**Your instructions:** Pictures do not belong in your copy. Repeat all the other data exactly.

* * * * * * * * *

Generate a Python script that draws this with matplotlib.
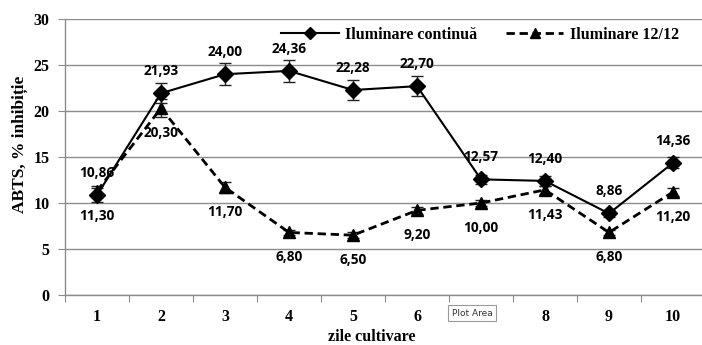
import matplotlib
matplotlib.use("Agg")
import matplotlib.pyplot as plt
from matplotlib.lines import Line2D

days = [1, 2, 3, 4, 5, 6, 7, 8, 9, 10]
tick_labels = ["1", "2", "3", "4", "5", "6", "7", "8", "9", "10"]
continua = [10.86, 21.93, 24.00, 24.36, 22.28, 22.70, 12.57, 12.40, 8.86, 14.36]
continua_err = [0.8, 1.1, 1.2, 1.2, 1.1, 1.1, 0.5, 0.5, 0.4, 0.6]
ilum1212 = [11.30, 20.30, 11.70, 6.80, 6.50, 9.20, 10.00, 11.43, 6.80, 11.20]
ilum1212_err = [0.5, 1.0, 0.6, 0.3, 0.3, 0.4, 0.3, 0.4, 0.3, 0.4]
cont_labels = ["10,86", "21,93", "24,00", "24,36", "22,28", "22,70", "12,57", "12,40", "8,86", "14,36"]
l1212_labels = ["11,30", "20,30", "11,70", "6,80", "6,50", "9,20", "10,00", "11,43", "6,80", "11,20"]

W, H = 702, 345
fig = plt.figure(figsize=(W / 100, H / 100), dpi=100)
ax = fig.add_axes([65 / W, (H - 295) / H, 640 / W, 276 / H])

grid_c = "#8c8c8c"
ax.set_xlim(0.5, 10.5)
ax.set_ylim(0, 30)
ax.set_yticks([0, 5, 10, 15, 20, 25, 30])
ax.yaxis.grid(True, color=grid_c, lw=1)
ax.set_axisbelow(True)
for s in ["top", "right"]:
    ax.spines[s].set_visible(False)
for s in ["left", "bottom"]:
    ax.spines[s].set_color(grid_c)
    ax.spines[s].set_linewidth(1)

# major ticks at category boundaries, labels at centres
ax.set_xticks([x + 0.5 for x in range(0, 11)])
ax.set_xticklabels([])
ax.set_xticks(days, minor=True)
ax.set_xticklabels(tick_labels, minor=True)
ax.tick_params(axis="x", which="major", length=5, color=grid_c, direction="out")
ax.tick_params(axis="x", which="minor", length=0, pad=10)
ax.tick_params(axis="y", length=5, color=grid_c, pad=6)
for lab in ax.get_xticklabels(minor=True) + ax.get_yticklabels():
    lab.set_fontfamily("Liberation Serif")
    lab.set_fontweight("bold")
    lab.set_fontsize(11.5)

ax.errorbar(days, continua, yerr=continua_err, color="black", lw=1.5,
            marker="D", ms=8, ecolor="#222222", elinewidth=1, capsize=4, capthick=1, zorder=4)
ax.errorbar(days, ilum1212, yerr=ilum1212_err, color="black", lw=2, ls=(0, (3, 1.7)),
            marker="^", ms=9, ecolor="#222222", elinewidth=1, capsize=4, capthick=1, zorder=3)

lfont = dict(family="Open Sans", weight="bold", size=9.8)
for x, y, t in zip(days, continua, cont_labels):
    ax.annotate(t, (x, y), xytext=(0, 16), textcoords="offset points",
                ha="center", va="center", **lfont, zorder=6)
for x, y, t in zip(days, ilum1212, l1212_labels):
    ax.annotate(t, (x, y), xytext=(0, -18), textcoords="offset points",
                ha="center", va="center", **lfont, zorder=6)

handles = [
    Line2D([], [], color="black", lw=1.5, marker="D", ms=6),
    Line2D([], [], color="black", lw=2, ls=(0, (3, 1.7)), marker="^", ms=7),
]
leg = ax.legend(handles, ["Iluminare continuă", "Iluminare 12/12"], loc="center",
                bbox_to_anchor=((480 - 65) / 640, (295 - 35) / 276), ncol=2,
                frameon=False, handlelength=3.6, columnspacing=1.8, handletextpad=0.4,
                prop=dict(family="Liberation Serif", weight="bold", size=11.5))

fig.text(372 / W, 1 - 337 / H, "zile cultivare", ha="center", va="center",
         family="Liberation Serif", weight="bold", size=11.5)
fig.text(20 / W, 1 - 144 / H, "ABTS, % inhibiție", ha="center", va="center", rotation=90,
         family="Liberation Serif", weight="bold", size=12.5)

fig.text(472 / W, 1 - 313 / H, "Plot Area", ha="center", va="center",
         family="DejaVu Sans", size=6.5, color="#333333",
         bbox=dict(boxstyle="square,pad=0.35", fc="white", ec="#9a9a9a", lw=0.8), zorder=10)

fig.savefig("out.png", dpi=100)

* * * * * * * * *

**Answer to this task:**
Generate a Python script that draws this with matplotlib.
import matplotlib
matplotlib.use("Agg")
import matplotlib.pyplot as plt
from matplotlib.lines import Line2D

days = [1, 2, 3, 4, 5, 6, 7, 8, 9, 10]
tick_labels = ["1", "2", "3", "4", "5", "6", "7", "8", "9", "10"]
continua = [10.86, 21.93, 24.00, 24.36, 22.28, 22.70, 12.57, 12.40, 8.86, 14.36]
continua_err = [0.8, 1.1, 1.2, 1.2, 1.1, 1.1, 0.5, 0.5, 0.4, 0.6]
ilum1212 = [11.30, 20.30, 11.70, 6.80, 6.50, 9.20, 10.00, 11.43, 6.80, 11.20]
ilum1212_err = [0.5, 1.0, 0.6, 0.3, 0.3, 0.4, 0.3, 0.4, 0.3, 0.4]
cont_labels = ["10,86", "21,93", "24,00", "24,36", "22,28", "22,70", "12,57", "12,40", "8,86", "14,36"]
l1212_labels = ["11,30", "20,30", "11,70", "6,80", "6,50", "9,20", "10,00", "11,43", "6,80", "11,20"]

W, H = 702, 345
fig = plt.figure(figsize=(W / 100, H / 100), dpi=100)
ax = fig.add_axes([65 / W, (H - 295) / H, 640 / W, 276 / H])

grid_c = "#8c8c8c"
ax.set_xlim(0.5, 10.5)
ax.set_ylim(0, 30)
ax.set_yticks([0, 5, 10, 15, 20, 25, 30])
ax.yaxis.grid(True, color=grid_c, lw=1)
ax.set_axisbelow(True)
for s in ["top", "right"]:
    ax.spines[s].set_visible(False)
for s in ["left", "bottom"]:
    ax.spines[s].set_color(grid_c)
    ax.spines[s].set_linewidth(1)

# major ticks at category boundaries, labels at centres
ax.set_xticks([x + 0.5 for x in range(0, 11)])
ax.set_xticklabels([])
ax.set_xticks(days, minor=True)
ax.set_xticklabels(tick_labels, minor=True)
ax.tick_params(axis="x", which="major", length=5, color=grid_c, direction="out")
ax.tick_params(axis="x", which="minor", length=0, pad=10)
ax.tick_params(axis="y", length=5, color=grid_c, pad=6)
for lab in ax.get_xticklabels(minor=True) + ax.get_yticklabels():
    lab.set_fontfamily("Liberation Serif")
    lab.set_fontweight("bold")
    lab.set_fontsize(11.5)

ax.errorbar(days, continua, yerr=continua_err, color="black", lw=1.5,
            marker="D", ms=8, ecolor="#222222", elinewidth=1, capsize=4, capthick=1, zorder=4)
ax.errorbar(days, ilum1212, yerr=ilum1212_err, color="black", lw=2, ls=(0, (3, 1.7)),
            marker="^", ms=9, ecolor="#222222", elinewidth=1, capsize=4, capthick=1, zorder=3)

lfont = dict(family="Open Sans", weight="bold", size=9.8)
for x, y, t in zip(days, continua, cont_labels):
    ax.annotate(t, (x, y), xytext=(0, 16), textcoords="offset points",
                ha="center", va="center", **lfont, zorder=6)
for x, y, t in zip(days, ilum1212, l1212_labels):
    ax.annotate(t, (x, y), xytext=(0, -18), textcoords="offset points",
                ha="center", va="center", **lfont, zorder=6)

handles = [
    Line2D([], [], color="black", lw=1.5, marker="D", ms=6),
    Line2D([], [], color="black", lw=2, ls=(0, (3, 1.7)), marker="^", ms=7),
]
leg = ax.legend(handles, ["Iluminare continuă", "Iluminare 12/12"], loc="center",
                bbox_to_anchor=((480 - 65) / 640, (295 - 35) / 276), ncol=2,
                frameon=False, handlelength=3.6, columnspacing=1.8, handletextpad=0.4,
                prop=dict(family="Liberation Serif", weight="bold", size=11.5))

fig.text(372 / W, 1 - 337 / H, "zile cultivare", ha="center", va="center",
         family="Liberation Serif", weight="bold", size=11.5)
fig.text(20 / W, 1 - 144 / H, "ABTS, % inhibiție", ha="center", va="center", rotation=90,
         family="Liberation Serif", weight="bold", size=12.5)

fig.text(472 / W, 1 - 313 / H, "Plot Area", ha="center", va="center",
         family="DejaVu Sans", size=6.5, color="#333333",
         bbox=dict(boxstyle="square,pad=0.35", fc="white", ec="#9a9a9a", lw=0.8), zorder=10)

fig.savefig("out.png", dpi=100)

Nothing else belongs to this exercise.